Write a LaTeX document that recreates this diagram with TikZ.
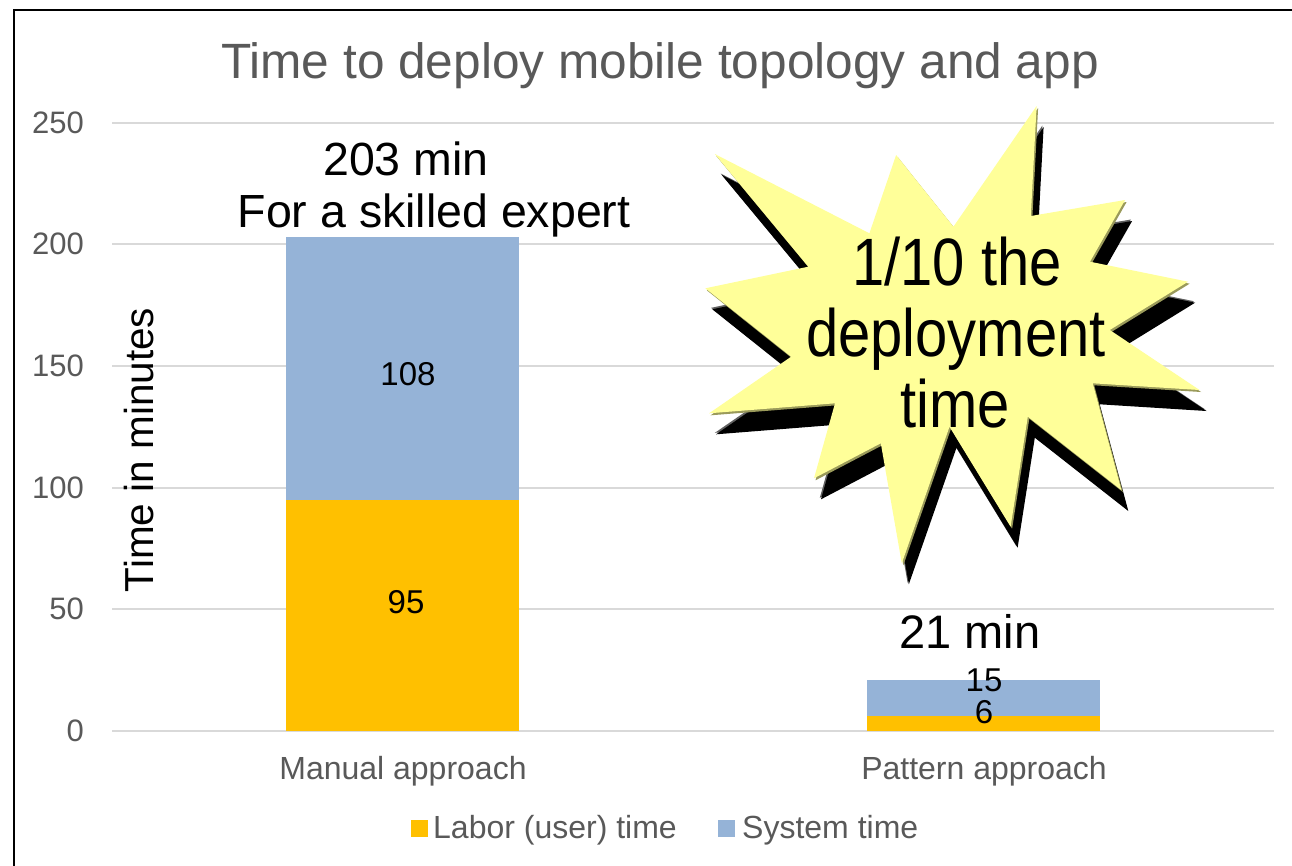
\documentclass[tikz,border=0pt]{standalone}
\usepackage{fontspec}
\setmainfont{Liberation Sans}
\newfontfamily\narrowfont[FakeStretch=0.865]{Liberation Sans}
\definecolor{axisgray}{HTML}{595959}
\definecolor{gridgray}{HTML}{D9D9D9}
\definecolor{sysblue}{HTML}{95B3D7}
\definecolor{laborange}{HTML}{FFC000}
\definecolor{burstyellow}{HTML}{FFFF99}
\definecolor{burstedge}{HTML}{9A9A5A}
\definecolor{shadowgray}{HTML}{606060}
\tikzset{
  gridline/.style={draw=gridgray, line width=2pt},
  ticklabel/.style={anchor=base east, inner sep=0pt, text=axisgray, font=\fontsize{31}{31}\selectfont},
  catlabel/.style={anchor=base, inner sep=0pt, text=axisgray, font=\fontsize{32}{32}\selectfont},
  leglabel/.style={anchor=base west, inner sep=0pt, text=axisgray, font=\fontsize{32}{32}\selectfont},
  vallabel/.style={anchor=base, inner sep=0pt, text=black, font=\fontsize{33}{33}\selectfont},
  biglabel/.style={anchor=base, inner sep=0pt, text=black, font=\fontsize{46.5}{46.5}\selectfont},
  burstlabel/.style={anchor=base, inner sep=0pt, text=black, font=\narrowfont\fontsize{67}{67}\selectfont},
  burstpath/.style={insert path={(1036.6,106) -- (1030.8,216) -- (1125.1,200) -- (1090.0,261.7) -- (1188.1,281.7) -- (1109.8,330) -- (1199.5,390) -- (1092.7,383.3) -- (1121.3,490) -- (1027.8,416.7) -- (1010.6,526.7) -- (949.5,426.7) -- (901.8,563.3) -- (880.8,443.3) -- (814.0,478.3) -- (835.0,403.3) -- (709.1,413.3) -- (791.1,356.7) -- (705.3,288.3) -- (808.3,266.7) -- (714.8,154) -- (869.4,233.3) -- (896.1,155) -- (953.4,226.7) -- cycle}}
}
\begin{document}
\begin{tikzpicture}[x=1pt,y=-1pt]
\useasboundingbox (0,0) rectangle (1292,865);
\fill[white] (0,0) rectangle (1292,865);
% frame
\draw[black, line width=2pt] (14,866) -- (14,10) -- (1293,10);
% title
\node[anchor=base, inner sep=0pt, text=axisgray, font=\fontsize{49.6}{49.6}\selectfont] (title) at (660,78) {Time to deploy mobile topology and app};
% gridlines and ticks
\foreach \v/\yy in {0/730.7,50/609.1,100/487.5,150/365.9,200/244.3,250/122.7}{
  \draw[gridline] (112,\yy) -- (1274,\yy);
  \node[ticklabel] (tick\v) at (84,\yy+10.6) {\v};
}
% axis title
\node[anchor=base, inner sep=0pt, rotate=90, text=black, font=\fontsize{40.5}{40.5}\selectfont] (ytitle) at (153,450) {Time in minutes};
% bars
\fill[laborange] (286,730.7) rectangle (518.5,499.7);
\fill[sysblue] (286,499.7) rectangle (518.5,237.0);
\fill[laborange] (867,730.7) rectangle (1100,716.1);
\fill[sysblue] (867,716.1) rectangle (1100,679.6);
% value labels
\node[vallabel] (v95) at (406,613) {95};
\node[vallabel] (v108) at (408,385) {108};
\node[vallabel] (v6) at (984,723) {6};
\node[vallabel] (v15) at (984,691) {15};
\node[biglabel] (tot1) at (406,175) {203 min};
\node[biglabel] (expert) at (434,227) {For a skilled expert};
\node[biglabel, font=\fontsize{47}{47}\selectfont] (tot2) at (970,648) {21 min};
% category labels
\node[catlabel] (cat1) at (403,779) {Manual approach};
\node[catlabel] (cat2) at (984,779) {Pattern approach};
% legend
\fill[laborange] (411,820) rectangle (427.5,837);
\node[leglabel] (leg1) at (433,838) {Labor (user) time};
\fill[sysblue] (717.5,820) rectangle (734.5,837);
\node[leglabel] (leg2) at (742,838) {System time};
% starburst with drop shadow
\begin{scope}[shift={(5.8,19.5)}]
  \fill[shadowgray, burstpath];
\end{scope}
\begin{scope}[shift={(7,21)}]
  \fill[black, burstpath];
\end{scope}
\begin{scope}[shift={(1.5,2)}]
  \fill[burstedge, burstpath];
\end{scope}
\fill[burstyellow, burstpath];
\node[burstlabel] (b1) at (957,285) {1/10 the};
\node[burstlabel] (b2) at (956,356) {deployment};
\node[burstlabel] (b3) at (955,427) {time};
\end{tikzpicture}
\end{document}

- TASK TO CARRY OUT -
Pull out the lines above in which the word "with" appears.

- ANSWER FOR THE TASK -
Write a LaTeX document that recreates this diagram with TikZ.
% starburst with drop shadow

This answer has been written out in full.